Friday 22 September 2017

'Weak' financial controls in local authority system

Wasteful spending and poor levels of collection for rates highlighted

John Spillane on stage during Cork Rebel Week 2013
John Spillane on stage during Cork Rebel Week 2013
Paul Melia

Paul Melia

MAJOR issues including "weak" financial controls, failure to seek best value for money, and over-spending on capital projects have been identified across the local authority system.

A series of damning reports from the Department of the Environment show that almost half of all councils have overrun their annual budgets, with additional spending approved by councillors in the run-up to last summer's local and European elections.

And the Local Government Auditor has also warned that governance in one of the country's biggest councils is "not operating at the level required of a large public organisation".

An official audit says there is a "long overdue" need for improvements in Cork City Council, and that the senior management team should have a "clear vision" of how to control and oversee its spending.

But problems of wasteful spending, cost-overruns, failure to control budgets and poor collection rates for water, rates and housing loans are endemic across the entire local authority system.

The details are contained in audit reports obtained by the Irish Independent, which were conducted by officials based in the Department of the Environment.

Among the issues identified include "inadequacies" in how council property, including land and buildings, is recorded; failure to tender for major capital works and services to achieve best value for money; capital projects being completed without the necessary funding being in place; and a lack of internal audit functions to oversee spending.

A number of capital projects identified by the Irish Independent were expected to cost €93m, but additional claims totalling €23m have been submitted due to cost overruns. Most are in dispute.

While Cork City Council has been identified as having a number of governance issues, which the council rejects, saying its system is "fit for purpose", the auditor also raises concerns about the finances of other local authorities including Louth, where the deficit is rising year-on-year.

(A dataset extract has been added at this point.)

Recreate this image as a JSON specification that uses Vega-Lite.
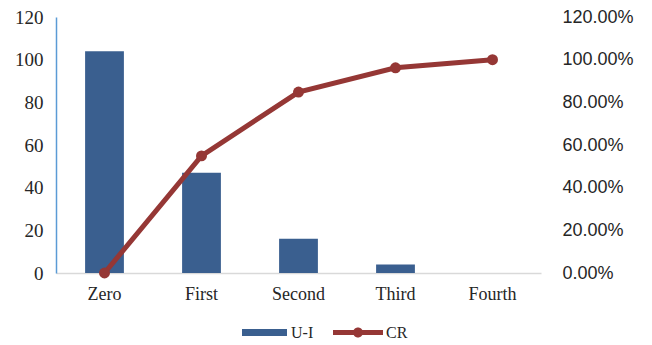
{
  "$schema": "https://vega.github.io/schema/vega-lite/v6.json",
  "width": 485,
  "height": 256,
  "autosize": "none",
  "padding": {"left": 56, "top": 17, "right": 111, "bottom": 72},
  "background": "white",
  "config": {"view": {"stroke": null}},
  "data": {"values": [
    {"cat": "Zero", "ui": 104, "cr": 0.0},
    {"cat": "First", "ui": 47, "cr": 0.549},
    {"cat": "Second", "ui": 16, "cr": 0.848},
    {"cat": "Third", "ui": 4, "cr": 0.962},
    {"cat": "Fourth", "ui": 0, "cr": 1.0}
  ]},
  "encoding": {
    "x": {
      "field": "cat", "type": "nominal", "sort": null,
      "scale": {"paddingInner": 0.6, "paddingOuter": 0.3},
      "axis": {"title": null, "labelAngle": 0, "labelFont": "Liberation Serif", "labelFontSize": 18, "labelColor": "#262626", "labelPadding": 12, "ticks": false, "domainColor": "#d9d9d9", "domainWidth": 1.5, "grid": false}
    }
  },
  "layer": [
    {
      "mark": {"type": "bar", "color": "#3a5f8f"},
      "encoding": {
        "y": {
          "field": "ui", "type": "quantitative",
          "scale": {"domain": [0, 120], "nice": false},
          "axis": {"title": null, "values": [0, 20, 40, 60, 80, 100, 120], "grid": false, "ticks": false, "domainColor": "#5b9bd5", "domainWidth": 1.5, "labelFont": "Liberation Serif", "labelFontSize": 19, "labelColor": "#262626", "labelPadding": 13}
        },
        "color": {
          "datum": "U-I", "type": "nominal",
          "scale": {"range": ["#3a5f8f"]},
          "legend": {
            "title": null, "orient": "none", "legendX": 186, "legendY": 293, "padding": 0,
            "symbolType": "M-1,-0.156H1V0.156H-1Z", "symbolSize": 2025, "symbolStrokeWidth": 0,
            "labelFont": "Liberation Serif", "labelFontSize": 16, "labelColor": "#262626", "labelOffset": 4,
            "encode": {"symbols": {"update": {"fill": {"value": "#3a5f8f"}, "stroke": {"value": "transparent"}}}}
          }
        }
      }
    },
    {
      "mark": {"type": "line", "color": "#953735", "strokeWidth": 5, "point": {"size": 120, "color": "#953735", "filled": true}},
      "encoding": {
        "y": {
          "field": "cr", "type": "quantitative",
          "scale": {"domain": [0, 1.2], "nice": false},
          "axis": {"title": null, "orient": "right", "format": ".2%", "values": [0, 0.2, 0.4, 0.6, 0.8, 1.0, 1.2], "grid": false, "ticks": false, "domain": false, "labelFont": "Liberation Sans", "labelFontSize": 18, "labelColor": "#262626", "labelPadding": 21}
        },
        "color": {
          "datum": "CR", "type": "nominal",
          "scale": {"range": ["#953735"]},
          "legend": {
            "title": null, "orient": "none", "legendX": 277, "legendY": 290.5, "padding": 0,
            "symbolType": "M-1,-0.1H1V0.1H-1Z M-0.2,0A0.2,0.2 0 1,1 0.2,0A0.2,0.2 0 1,1 -0.2,0Z", "symbolSize": 2500, "symbolStrokeWidth": 0,
            "labelFont": "Liberation Serif", "labelFontSize": 16, "labelColor": "#262626", "labelOffset": 3,
            "encode": {"symbols": {"update": {"fill": {"value": "#953735"}, "stroke": {"value": "transparent"}, "opacity": {"value": 1}}}}
          }
        }
      }
    }
  ],
  "resolve": {"scale": {"y": "independent", "color": "independent"}}
}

It warns Sligo County Council that it must prepare "realistic achievable budgets" which will need to be "carefully monitored and implemented", noting that in 47 areas of spending, expenditure was 120pc above approved limits.

The reports also say:

There are "significant levels" of non-compliance with public tendering rules in certain local authorities.

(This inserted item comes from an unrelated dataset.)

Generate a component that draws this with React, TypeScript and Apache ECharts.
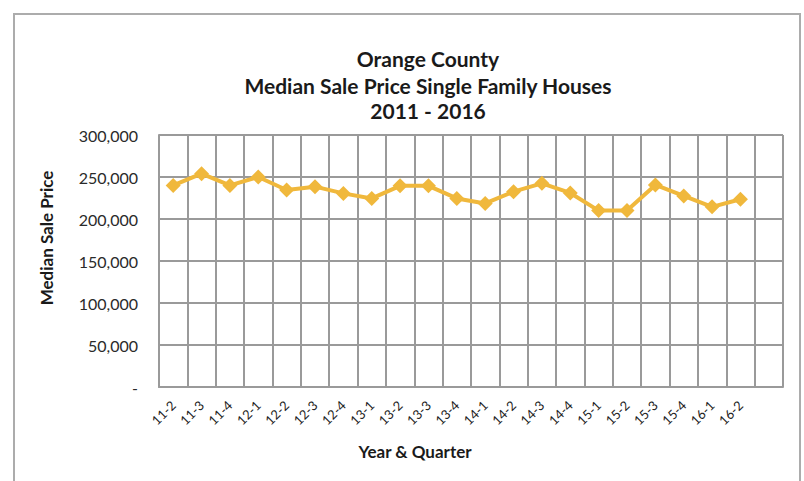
import React, { useEffect, useRef } from "react";
import * as echarts from "echarts";

const categories = ["11-2","11-3","11-4","12-1","12-2","12-3","12-4","13-1","13-2","13-3","13-4","14-1","14-2","14-3","14-4","15-1","15-2","15-3","15-4","16-1","16-2",""];
const prices = [240000,254000,240000,250000,234500,238500,230500,224500,239500,239500,224500,218500,232500,242500,231000,210000,210000,240500,227500,214500,223500,null];
const titleLines = ["Orange County","Median Sale Price Single Family Houses","2011 - 2016"];

export default function App() {
  const ref = useRef<HTMLDivElement>(null);
  useEffect(() => {
    const chart = echarts.init(ref.current!, null, { renderer: "svg" });
    const font = "Lato, 'Liberation Sans', sans-serif";
    chart.setOption({
      animation: false,
      backgroundColor: "#ffffff",
      graphic: [
        { type: "rect", shape: { x: 14, y: 14, width: 786, height: 480 }, style: { fill: "none", stroke: "#acacac", lineWidth: 2 }, silent: true },
        ...titleLines.map((t, i) => ({
          type: "text", x: 428, y: [58, 85, 110][i], style: { text: t, fill: "#1a1a1a", font: `bold 21px ${font}`, textAlign: "center", textVerticalAlign: "middle" },
        })),
        { type: "text", x: 46, y: 238, rotation: Math.PI / 2, style: { text: "Median Sale Price", fill: "#1a1a1a", font: `bold 17px ${font}`, textAlign: "center", textVerticalAlign: "middle" } },
        { type: "text", x: 415, y: 451, style: { text: "Year & Quarter", fill: "#1a1a1a", font: `bold 17px ${font}`, textAlign: "center", textVerticalAlign: "middle" } },
      ],
      grid: { left: 159, top: 135, width: 624, height: 252, containLabel: false },
      xAxis: {
        type: "category",
        data: categories,
        boundaryGap: true,
        axisLine: { show: true, lineStyle: { color: "#9a9a9a", width: 2 } },
        axisTick: { show: false },
        splitLine: { show: true, interval: 0, lineStyle: { color: "#9a9a9a", width: 2 } },
        axisLabel: { interval: 0, rotate: 45, color: "#222", fontFamily: font, fontSize: 13, margin: 16 },
      },
      yAxis: {
        type: "value",
        min: 0,
        max: 300000,
        interval: 50000,
        axisLine: { show: true, lineStyle: { color: "#9a9a9a", width: 2 } },
        axisTick: { show: false },
        splitLine: { show: true, lineStyle: { color: "#9a9a9a", width: 2 } },
        axisLabel: {
          color: "#2a2a2a",
          fontFamily: font,
          fontSize: 16,
          margin: 21,
          formatter: (v: number) => (v === 0 ? "-" : v.toLocaleString("en-US")),
        },
      },
      series: [
        {
          type: "line",
          data: prices,
          symbol: "diamond",
          symbolSize: 15,
          lineStyle: { color: "#F0B83C", width: 4 },
          itemStyle: { color: "#F0B83C" },
          connectNulls: false,
        },
      ],
    });
    return () => chart.dispose();
  }, []);
  return <div ref={ref} style={{ position: "fixed", left: 0, top: 0, width: 804, height: 481 }} />;
}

A total of 14 of the 32 councils for which audits are available exceeded their annual budgets in 2013, the most recent year for which figures are available.

In many cases, the overspending was approved by councillors in the months leading up to the local elections in May 2014.

Among the main concerns highlighted include capital projects going over-budget, failure to control day-to-day spending despite many councils being in a precarious financial position, and a lack of internal audit staff to oversee spending.

Other issues include delays in preparing annual financial statements, despite councils being required to have them completed by April 1 each year.

These reports are used by auditors to investigate spending, and delays suggest "serious governance issues" in a number of local authorities involved.

The auditors also highlight lucrative contracts being awarded without going to tender in a variety of instances.

In some cases, the number of companies invited to submit quotes was less than the recommended level, with serious procurement issues identified.

Certain councils have also purchased land without seeking independent valuations and have increased overdrafts and other lending to pay down long-term borrowings.

In some cases, money borrowed for capital projects have not been used. However, the loans are incurring repayment costs.

Overall, the auditor warns that "strict budgetary controls" need to be implemented across most councils. In Louth, the deficit is increasing year-on-year - in 2011 it stood at €243,000, which rose to €872,000 in 2013.

Some councils have been highlighted as operating within budgets, and recorded surpluses in 2013.

Controls in Galway City are "operating effectively"; Kilkenny has reduced its accumulated deficit to €140,000 while Roscommon operates a "prudent" control of its finances.

Many of the councils insist that reforms of the local government system, which involved the abolition of town and borough councils and amalgamation of larger local authorities, resulted in a significant extra workload which meant staff were not in a position to oversee spending to the levels required.

In addition, some spending was "unforeseen", including early retirement schemes which had to be funded.

Loans are being serviced in many other councils on an interest-only basis, meaning the capital amount is not being repaid.

Offaly County Council said repaying loans would be "difficult" given its "already stretched budgetary situation".